■ DATA SHOWN
** START **
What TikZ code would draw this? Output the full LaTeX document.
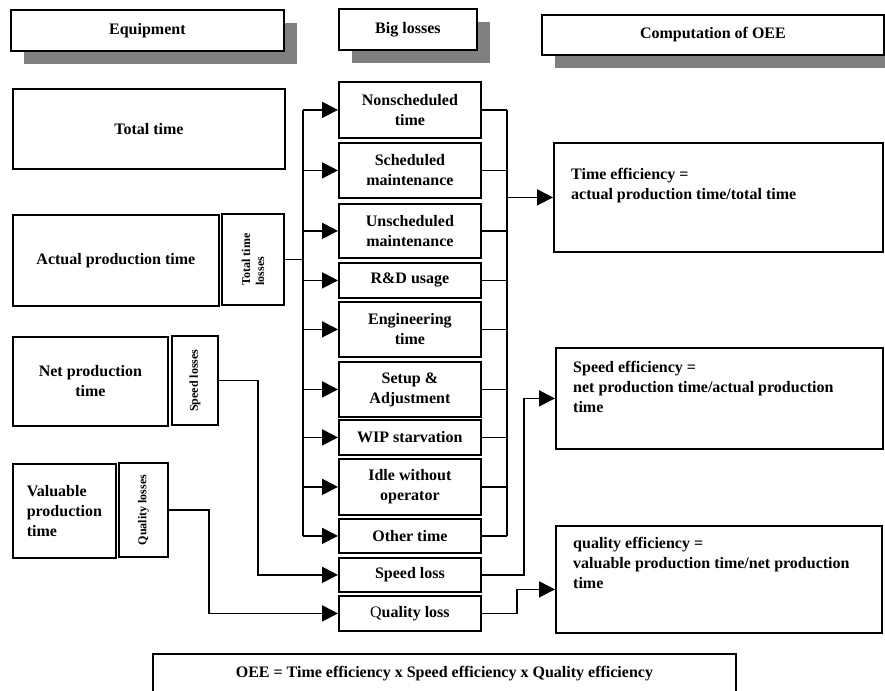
\documentclass[tikz,border=0pt]{standalone}
\usepackage{fontspec}
\setmainfont{Liberation Serif}
\usetikzlibrary{arrows.meta, positioning, shadows}
\definecolor{shade}{HTML}{808080}
\tikzset{
  lbl/.style={font=\bfseries\fontsize{16}{20}\selectfont, text=black},
  smalllbl/.style={font=\bfseries\fontsize{12}{14}\selectfont, text=black},
  box/.style={draw=black, line width=1.8pt, fill=white, inner sep=0pt, align=center, lbl, anchor=north west},
  headbox/.style={box, general shadow={fill=shade, shadow xshift=13pt, shadow yshift=-13pt}},
  sidebox/.style={box, smalllbl, rotate=90, anchor=center},
  lossbox/.style={box, minimum width=142pt},
  effbox/.style={box},
  efftext/.style={lbl, anchor=north west, align=left, inner sep=0pt},
  link/.style={line width=1.8pt},
  feed/.style={link, -{Triangle[length=16pt, width=16pt]}}
}

\begin{document}
\begin{tikzpicture}[x=1pt,y=-1pt]
\useasboundingbox (0,0) rectangle (885,690);

\node[headbox, minimum width=273pt, minimum height=41pt] (equip) at (10,9) {Equipment};
\node[headbox, minimum width=138pt, minimum height=41pt] (bigloss) at (338,8) {Big losses};
\node[headbox, minimum width=342pt, minimum height=40pt] (oeehead) at (541,14) {Computation of OEE};

\node[box, minimum width=272pt, minimum height=80pt] (total) at (12,88) {Total time};
\node[box, minimum width=206pt, minimum height=91pt] (actual) at (12,214) {Actual production time};
\node[sidebox, minimum width=91pt, minimum height=62pt, align=left] (ttloss) at (253,259.5) {Total time\\losses};
\node[box, minimum width=155pt, minimum height=89pt] (net) at (12,336) {Net production\\time};
\node[sidebox, minimum width=89pt, minimum height=46pt] (spdloss) at (195,380.5) {Speed losses};
\node[box, minimum width=103pt, minimum height=94pt, align=left] (valuable) at (12,463) {Valuable\\production\\time};
\node[sidebox, minimum width=94pt, minimum height=49pt] (qloss) at (143.5,510) {Quality losses};

\node[lossbox, minimum height=56pt] (nonsched) at (338,81) {Nonscheduled\\time};
\node[lossbox, minimum height=55pt] (sched) at (338,142) {Scheduled\\maintenance};
\node[lossbox, minimum height=54pt] (unsched) at (338,203) {Unscheduled\\maintenance};
\node[lossbox, minimum height=35pt] (rnd) at (338,262) {R\&D usage};
\node[lossbox, minimum height=55pt] (eng) at (338,301) {Engineering\\time};
\node[lossbox, minimum height=55pt] (setup) at (338,361) {Setup \&\\Adjustment};
\node[lossbox, minimum height=35pt] (wip) at (338,419) {WIP starvation};
\node[lossbox, minimum height=56pt] (idle) at (338,458) {Idle without\\operator};
\node[lossbox, minimum height=34pt] (other) at (338,518) {Other time};
\node[lossbox, minimum height=34pt] (speed) at (338,557) {Speed loss};
\node[lossbox, minimum height=35pt] (quality) at (338,595) {{\mdseries Q}uality loss};

\node[effbox, minimum width=329pt, minimum height=109pt] (timeeff) at (553,142) {};
\node[efftext] (timetxt) at ([shift={(18,26)}]timeeff.north west) {Time efficiency =\\actual production time/total time};
\node[effbox, minimum width=327pt, minimum height=101pt] (speedeff) at (555,347) {};
\node[efftext] (speedtxt) at ([shift={(18,14)}]speedeff.north west) {Speed efficiency =\\net production time/actual production\\time};
\node[effbox, minimum width=326pt, minimum height=107pt] (qualeff) at (555,525) {};
\node[efftext] (qualtxt) at ([shift={(18,12)}]qualeff.north west) {quality efficiency =\\valuable production time/net production\\time};

\node[box, minimum width=583pt, minimum height=40pt] (oee) at (152,653) {OEE = Time efficiency x Speed efficiency x Quality efficiency};

\coordinate (lbus) at (303,0);
\coordinate (rbus) at (507,0);
\draw[link] (ttloss.south) -- (lbus |- ttloss.south);
\draw[link] (lbus |- nonsched.west) -- (lbus |- other.west);
\foreach \b in {nonsched,sched,unsched,rnd,eng,setup,wip,idle,other}
  \draw[feed] (lbus |- \b.west) -- (\b.west);
\draw[link] (rbus |- nonsched.east) -- (rbus |- other.east);
\foreach \b in {nonsched,sched,unsched,rnd,eng,setup,wip,idle,other}
  \draw[link] (\b.east) -- (rbus |- \b.east);
\draw[feed] (rbus |- timeeff.west) -- (timeeff.west);

\draw[feed] (spdloss.south) -- ++(39,0) |- (speed.west);
\draw[feed] (qloss.south) -- ++(40,0) |- (quality.west);
\draw[feed] (speed.east) -- ++(42,0) |- (speedeff.west);
\draw[feed] (quality.east) -- ++(35,0) |- ([yshift=-10pt]qualeff.west);

\end{tikzpicture}
\end{document}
** END **
■ TASK GOAL
The lines from the start of the data through the line that contains "(0,0) rectangle (885,690);" are to be returned exactly, please, with both ends included and every picture left out.

■ RESULT
What TikZ code would draw this? Output the full LaTeX document.
\documentclass[tikz,border=0pt]{standalone}
\usepackage{fontspec}
\setmainfont{Liberation Serif}
\usetikzlibrary{arrows.meta, positioning, shadows}
\definecolor{shade}{HTML}{808080}
\tikzset{
  lbl/.style={font=\bfseries\fontsize{16}{20}\selectfont, text=black},
  smalllbl/.style={font=\bfseries\fontsize{12}{14}\selectfont, text=black},
  box/.style={draw=black, line width=1.8pt, fill=white, inner sep=0pt, align=center, lbl, anchor=north west},
  headbox/.style={box, general shadow={fill=shade, shadow xshift=13pt, shadow yshift=-13pt}},
  sidebox/.style={box, smalllbl, rotate=90, anchor=center},
  lossbox/.style={box, minimum width=142pt},
  effbox/.style={box},
  efftext/.style={lbl, anchor=north west, align=left, inner sep=0pt},
  link/.style={line width=1.8pt},
  feed/.style={link, -{Triangle[length=16pt, width=16pt]}}
}

\begin{document}
\begin{tikzpicture}[x=1pt,y=-1pt]
\useasboundingbox (0,0) rectangle (885,690);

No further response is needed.